The exhilarating time of the beginning of all congregational work for The Christian Community had thus come to an end. The rising power of the National Socialists overshadowed all free spiritual life. Hermann Heisler had to give way to this. He had violated a ban imposed by those in power, and it was necessary for August Pauli to agree to his departure, even though the two men, so different from each other, had become close friends.
Of August Pauli’s two children, his son Reinhold, born in 1915, died in 1938 during a mountain hike at the ‘Totenkirchl’ in the Wilden Kaiser, east of Kufstein. This experience had deeply shaken August Pauli, and Hermann Heisler had been a strong support for him during this most difficult time.

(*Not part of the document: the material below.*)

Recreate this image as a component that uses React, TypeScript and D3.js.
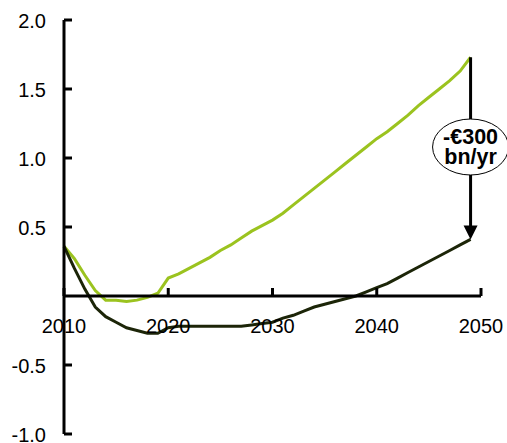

The death of his son unleashed new abilities and possibilities in August Pauli. At almost seventy years of age, he opened his soul to his fellow human beings in radiant mildness, and the refined humor of old-age wisdom met his friends. From that time on, August Pauli was able to perceive clear experiences from beyond the threshold, from the so-called dead, with an alert daytime consciousness. With this ability, he was able to help many people in the following difficult years of prohibition and war.
After the Second World War, August Pauli was the patriarch of the reconstruction phase of the congregation in Munich. He had to cope with the death of his wife Elsbeth in 1955 and another crisis among his colleagues. But then, the almost ninety-year-old was able to experience the consecration of the new church in Munich’s Leopoldstraße, revered and celebrated by the whole congregation. He was rightly one of the few wearers of the golden ring and the title of ‘Archpriest,’ a distinction that has only been awarded to a few priests to this day.
On Christmas Eve 1958, weakness forced him into bed. He died on January 6, 1959. Thus his dying was at the same time a journey through the twelve holy nights and a full awakening to the spiritual reality on Epiphany, the day of the appearance of the light from above.